No circularity: results are forward simulation outputs from exogenous inputs

full rationale

The paper adapts HOMER to simulate an isolated renewable system on Ometepe using supplied capital costs, resource time series, and demand profile as direct inputs. Optimal capacities, storage sizes, and cost-of-energy values are produced by the optimization run; none of the reported results reduce by the paper's own equations or self-citations back to parameters defined inside the manuscript. No self-definitional, fitted-input-as-prediction, or load-bearing self-citation patterns are present.
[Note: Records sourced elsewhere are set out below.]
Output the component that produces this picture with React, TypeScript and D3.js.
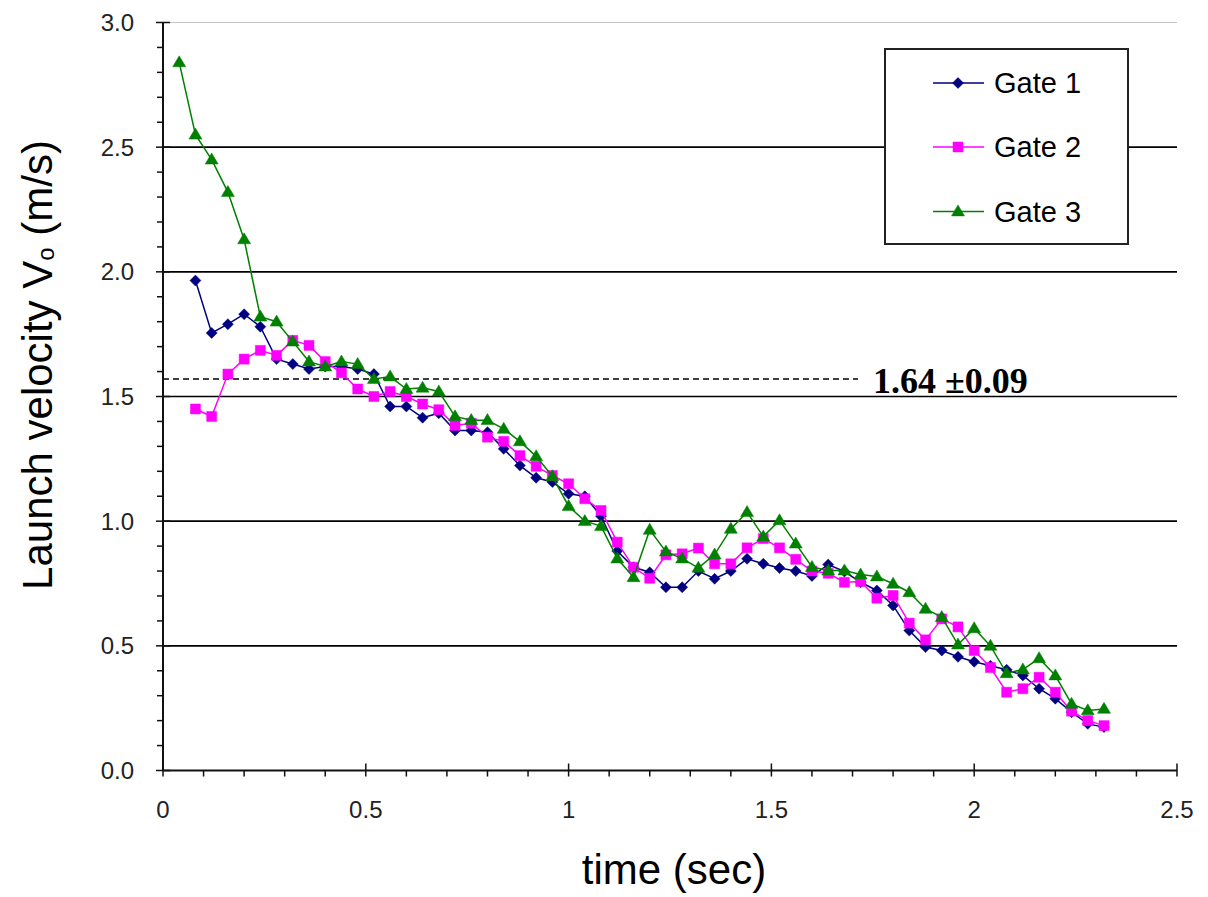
import React from "react";
import * as d3 from "d3";

const times: number[] = [0.04,0.08,0.12,0.16,0.20,0.24,0.28,0.32,0.36,0.40,0.44,0.48,0.52,0.56,0.60,0.64,0.68,0.72,0.76,0.80,0.84,0.88,0.92,0.96,1.00,1.04,1.08,1.12,1.16,1.20,1.24,1.28,1.32,1.36,1.40,1.44,1.48,1.52,1.56,1.60,1.64,1.68,1.72,1.76,1.80,1.84,1.88,1.92,1.96,2.00,2.04,2.08,2.12,2.16,2.20,2.24,2.28,2.32];

const gate1: number[] = [1.965,1.755,1.79,1.83,1.78,1.65,1.63,1.61,1.62,1.62,
  1.61,1.59,1.46,1.46,1.415,1.433,1.364,1.364,1.357,1.29,
  1.223,1.174,1.157,1.11,1.10,1.02,0.88,0.815,0.795,0.735,
  0.735,0.80,0.769,0.80,0.849,0.829,0.812,0.80,0.78,0.826,
  0.798,0.755,0.722,0.662,0.561,0.495,0.481,0.456,0.436,0.42,
  0.404,0.381,0.328,0.288,0.234,0.187,0.174];

const gate2: number[] = [1.45,1.42,1.59,1.65,1.685,1.665,1.725,1.705,1.64,1.595,
  1.53,1.50,1.52,1.50,1.47,1.447,1.384,1.393,1.337,1.32,
  1.263,1.22,1.183,1.15,1.09,1.043,0.916,0.815,0.771,0.865,
  0.869,0.892,0.829,0.829,0.893,0.93,0.893,0.847,0.80,0.791,
  0.755,0.758,0.691,0.702,0.591,0.524,0.608,0.576,0.481,0.413,
  0.314,0.328,0.374,0.314,0.238,0.20,0.18];

const gate3: number[] = [2.84,2.55,2.45,2.32,2.13,1.82,1.80,1.72,1.64,1.62,
  1.64,1.63,1.57,1.58,1.53,1.535,1.52,1.42,1.405,1.405,
  1.37,1.32,1.26,1.18,1.06,1.00,0.98,0.85,0.775,0.965,
  0.878,0.85,0.813,0.866,0.969,1.036,0.938,1.003,0.91,0.816,
  0.802,0.802,0.786,0.778,0.749,0.715,0.648,0.615,0.505,0.57,
  0.50,0.39,0.405,0.45,0.381,0.267,0.241,0.247];

const seriesNames = ["Gate 1", "Gate 2", "Gate 3"];
const seriesColors = ["#000080", "#FF00FF", "#008000"];
const yTicks = [0, 0.5, 1.0, 1.5, 2.0, 2.5, 3.0];
const xTicks = [0, 0.5, 1, 1.5, 2, 2.5];
const meanValue = 1.57;
const meanLabel = "1.64 \u00B10.09";

type Shape = "diamond" | "square" | "triangle";
const shapes: Shape[] = ["diamond", "square", "triangle"];

function markerPath(shape: Shape, cx: number, cy: number): string {
  if (shape === "diamond") {
    const r = 5.5;
    return `M${cx},${cy - r}L${cx + r},${cy}L${cx},${cy + r}L${cx - r},${cy}Z`;
  }
  if (shape === "square") {
    const r = 5;
    return `M${cx - r},${cy - r}H${cx + r}V${cy + r}H${cx - r}Z`;
  }
  const w = 6.5, h = 11;
  return `M${cx},${cy - h * 0.6}L${cx + w},${cy + h * 0.4}L${cx - w},${cy + h * 0.4}Z`;
}

export default function App() {
  const W = 1208, H = 897;
  const x = d3.scaleLinear().domain([0, 2.5]).range([163, 1177]);
  const y = d3.scaleLinear().domain([0, 3]).range([770.5, 22.5]);

  const data = [
    { name: seriesNames[0], color: seriesColors[0], shape: shapes[0], t: times.slice(1), v: gate1 },
    { name: seriesNames[1], color: seriesColors[1], shape: shapes[1], t: times.slice(1), v: gate2 },
    { name: seriesNames[2], color: seriesColors[2], shape: shapes[2], t: times, v: gate3 },
  ];

  const line = d3.line<[number, number]>().x(d => x(d[0])).y(d => y(d[1]));

  const yMinor = d3.range(0, 3.0001, 0.1);
  const xMinor = d3.range(0, 2.5001, 0.1);

  const font = "Arial, 'Liberation Sans', Helvetica, sans-serif";
  const [x0, x1] = x.range();
  const [yb, yt] = y.range();

  return (
    <svg width={W} height={H} style={{ position: "absolute", left: 0, top: 0, background: "#fff" }}>
      <rect x={0} y={0} width={W} height={H} fill="#fff" />
      {/* plot top border (light) */}
      <line x1={x0} x2={x1} y1={yt} y2={yt} stroke="#c4c4c4" strokeWidth={1} />
      {/* gridlines */}
      {yTicks.filter(v => v > 0 && v < 3).map(v => (
        <line key={"g" + v} x1={x0} x2={x1} y1={y(v)} y2={y(v)} stroke="#000" strokeWidth={1.6} />
      ))}
      {/* mean dashed line */}
      <line x1={x0} x2={858} y1={y(meanValue)} y2={y(meanValue)} stroke="#000" strokeWidth={1.4} strokeDasharray="6,4" />
      <text x={873} y={393} fontFamily="'Times New Roman', 'Liberation Serif', serif" fontWeight="bold" fontSize={36} fill="#000">{meanLabel}</text>

      {/* axes */}
      <line x1={x0} x2={x0} y1={yt} y2={yb} stroke="#111" strokeWidth={2} />
      <line x1={x0} x2={x1} y1={yb} y2={yb} stroke="#111" strokeWidth={2} />
      {yMinor.map((v, i) => (
        <line key={"ym" + i} x1={i % 5 === 0 ? x0 - 7 : x0 - 6} x2={i % 5 === 0 ? x0 + 7 : x0} y1={y(v)} y2={y(v)} stroke="#111" strokeWidth={1.5} />
      ))}
      {xMinor.map((v, i) => (
        <line key={"xm" + i} x1={x(v)} x2={x(v)} y1={i % 5 === 0 ? yb - 7 : yb} y2={yb + 6} stroke="#111" strokeWidth={1.5} />
      ))}
      {yTicks.map(v => (
        <text key={"yl" + v} x={134} y={y(v)} dy="0.36em" textAnchor="end" fontFamily={font} fontSize={24} fill="#222">{v.toFixed(1)}</text>
      ))}
      {xTicks.map(v => (
        <text key={"xl" + v} x={x(v)} y={809} dy="0.36em" textAnchor="middle" fontFamily={font} fontSize={24} fill="#222">{String(v)}</text>
      ))}

      {/* axis titles */}
      <text x={674} y={884} textAnchor="middle" fontFamily={font} fontSize={42} fill="#000">time (sec)</text>
      <text transform="translate(52,365) rotate(-90)" textAnchor="middle" fontFamily={font} fontSize={42} fill="#000">
        Launch velocity V<tspan fontSize={24} dy={2}>o</tspan><tspan dy={-2}> (m/s)</tspan>
      </text>

      {/* series */}
      {data.map(s => {
        const pts: [number, number][] = s.t.map((t, i) => [t, s.v[i]]);
        return (
          <g key={s.name}>
            <path d={line(pts) || ""} fill="none" stroke={s.color} strokeWidth={1.5} />
            {pts.map((p, i) => (
              <path key={i} d={markerPath(s.shape, x(p[0]), y(p[1]))} fill={s.color} stroke={s.color} strokeWidth={0.5} />
            ))}
          </g>
        );
      })}

      {/* legend */}
      <rect x={885} y={49} width={243} height={195} fill="#fff" stroke="#222" strokeWidth={2} />
      {data.map((s, i) => {
        const ly = [83, 147, 211.5][i];
        return (
          <g key={"lg" + i}>
            <line x1={933} x2={984} y1={ly} y2={ly} stroke={s.color} strokeWidth={1.5} />
            <path d={markerPath(s.shape, 958, ly)} fill={s.color} stroke={s.color} strokeWidth={0.5} />
            <text x={994} y={ly} dy="0.36em" fontFamily={font} fontSize={29} fill="#000">{s.name}</text>
          </g>
        );
      })}
    </svg>
  );
}
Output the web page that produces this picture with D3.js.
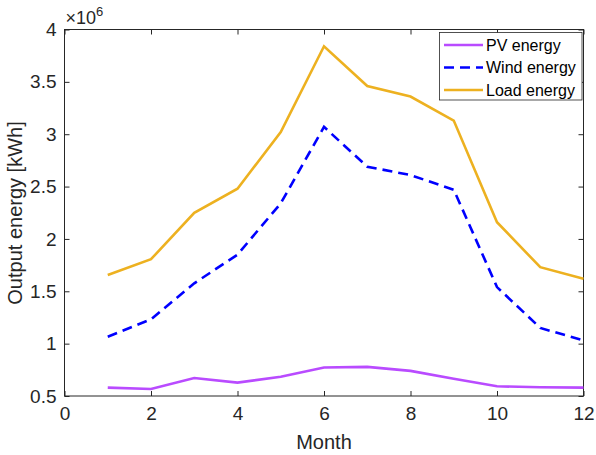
<!DOCTYPE html>
<html><head><meta charset="utf-8">
<script src="https://cdn.jsdelivr.net/npm/d3@7"></script>
<style>body{margin:0;background:#fff}svg{display:block}text{font-family:"Liberation Sans",Arial,sans-serif}</style>
</head><body><div id="c"></div>
<script>
const months = [1,2,3,4,5,6,7,8,9,10,11,12];
const pvEnergy   = [0.58,0.567,0.672,0.628,0.683,0.772,0.778,0.74,0.665,0.593,0.583,0.58];
const windEnergy = [1.066,1.233,1.576,1.85,2.34,3.07,2.69,2.61,2.47,1.54,1.15,1.03];
const loadEnergy = [1.656,1.806,2.25,2.48,3.02,3.84,3.46,3.36,3.13,2.16,1.73,1.62];
const xTicks = [0,2,4,6,8,10,12];
const yTicks = [0.5,1,1.5,2,2.5,3,3.5,4];
const seriesNames = ["PV energy","Wind energy","Load energy"];

const W=596,H=455;
const m={l:64.5,r:583.5,t:29.5,b:396};
const svg=d3.select("#c").append("svg").attr("width",W).attr("height",H);
const x=d3.scaleLinear().domain([0,12]).range([m.l,m.r]);
const y=d3.scaleLinear().domain([0.5,4]).range([m.b,m.t]);
const ax="#262626";

svg.append("rect").attr("x",m.l).attr("y",m.t).attr("width",m.r-m.l).attr("height",m.b-m.t)
  .attr("fill","none").attr("stroke",ax).attr("stroke-width",1);

const fmt=d=>String(d);
const tl=5;
const xb=svg.append("g").attr("transform",`translate(0,${m.b})`).call(d3.axisBottom(x).tickValues(xTicks).tickSizeInner(-tl).tickSizeOuter(0).tickPadding(11).tickFormat(fmt));
const xt=svg.append("g").attr("transform",`translate(0,${m.t})`).call(d3.axisTop(x).tickValues(xTicks).tickSizeInner(-tl).tickSizeOuter(0).tickFormat(""));
const yl=svg.append("g").attr("transform",`translate(${m.l},0)`).call(d3.axisLeft(y).tickValues(yTicks).tickSizeInner(-tl).tickSizeOuter(0).tickPadding(8).tickFormat(fmt));
const yr=svg.append("g").attr("transform",`translate(${m.r},0)`).call(d3.axisRight(y).tickValues(yTicks).tickSizeInner(-tl).tickSizeOuter(0).tickFormat(""));
[xb,xt,yl,yr].forEach(g=>{g.select(".domain").remove();g.selectAll("line").attr("stroke",ax);g.selectAll("text").attr("fill",ax).style("font-size","19px").style("font-family","Liberation Sans, Arial, sans-serif");});

const ex=svg.append("text").attr("x",m.l+1).attr("y",24).attr("fill",ax).style("font-size","18px");
ex.append("tspan").text("×10");
ex.append("tspan").attr("dy",-8).style("font-size","13px").text("6");

svg.append("text").attr("x",(m.l+m.r)/2).attr("y",449).attr("text-anchor","middle").attr("fill",ax).style("font-size","20px").text("Month");
svg.append("text").attr("transform",`translate(22,213) rotate(-90)`).attr("text-anchor","middle").attr("fill",ax).style("font-size","20px").text("Output energy [kWh]");

const series=[
 {name:seriesNames[0],vals:pvEnergy,color:"#B94BFF",dash:null},
 {name:seriesNames[1],vals:windEnergy,color:"#0000FF",dash:"10,6"},
 {name:seriesNames[2],vals:loadEnergy,color:"#EDB120",dash:null}
];
const line=d3.line().x((d,i)=>x(months[i])).y(d=>y(d));
series.forEach(s=>{
  svg.append("path").datum(s.vals).attr("d",line).attr("fill","none").attr("stroke",s.color)
    .attr("stroke-width",2.6).attr("stroke-dasharray",s.dash).attr("stroke-linejoin","miter");
});

const lg=svg.append("g");
lg.append("rect").attr("x",439.5).attr("y",32.5).attr("width",142.5).attr("height",67.5).attr("fill","#fff").attr("stroke",ax).attr("stroke-width",0.8);
series.forEach((s,i)=>{
  const yy=45+i*22.5;
  lg.append("line").attr("x1",444).attr("x2",483).attr("y1",yy).attr("y2",yy).attr("stroke",s.color).attr("stroke-width",2.6).attr("stroke-dasharray",s.dash);
  lg.append("text").attr("x",486).attr("y",yy+5.7).attr("fill","#000").style("font-size","16px").text(s.name);
});
</script></body></html>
The derivation chain is self-contained against external benchmarks.

Axiom & Free-Parameter Ledger

4 free parameters · 2 axioms · 0 invented entities

The central claim rests on standard energy-modeling inputs whose values are not derived inside the paper.

free parameters (4)
  • Capital and O&M costs for each technology
    Used as direct inputs to the optimization; determine which configurations are chosen and the reported cost of energy.
  • Hourly wind, solar, and geothermal resource time series
    Drive the complementarity analysis and the size of the variable renewable fleet.
  • Electricity demand profile
    Shapes the base-load versus peak requirements that geothermal is said to meet.
  • Round-trip efficiency and reservoir limits for pumped storage
    Control how much storage capacity is needed when geothermal is absent.
axioms (2)
  • domain assumption HOMER's dispatch logic and optimization routine remain valid after the authors' modifications for pumped storage and geothermal
    The paper states that HOMER was adapted but supplies no verification that the new plant types are modeled without internal inconsistencies.
  • domain assumption The chosen discount rate, project lifetime, and reliability constraints produce economically meaningful optima
    Standard in HOMER studies but not re-derived here.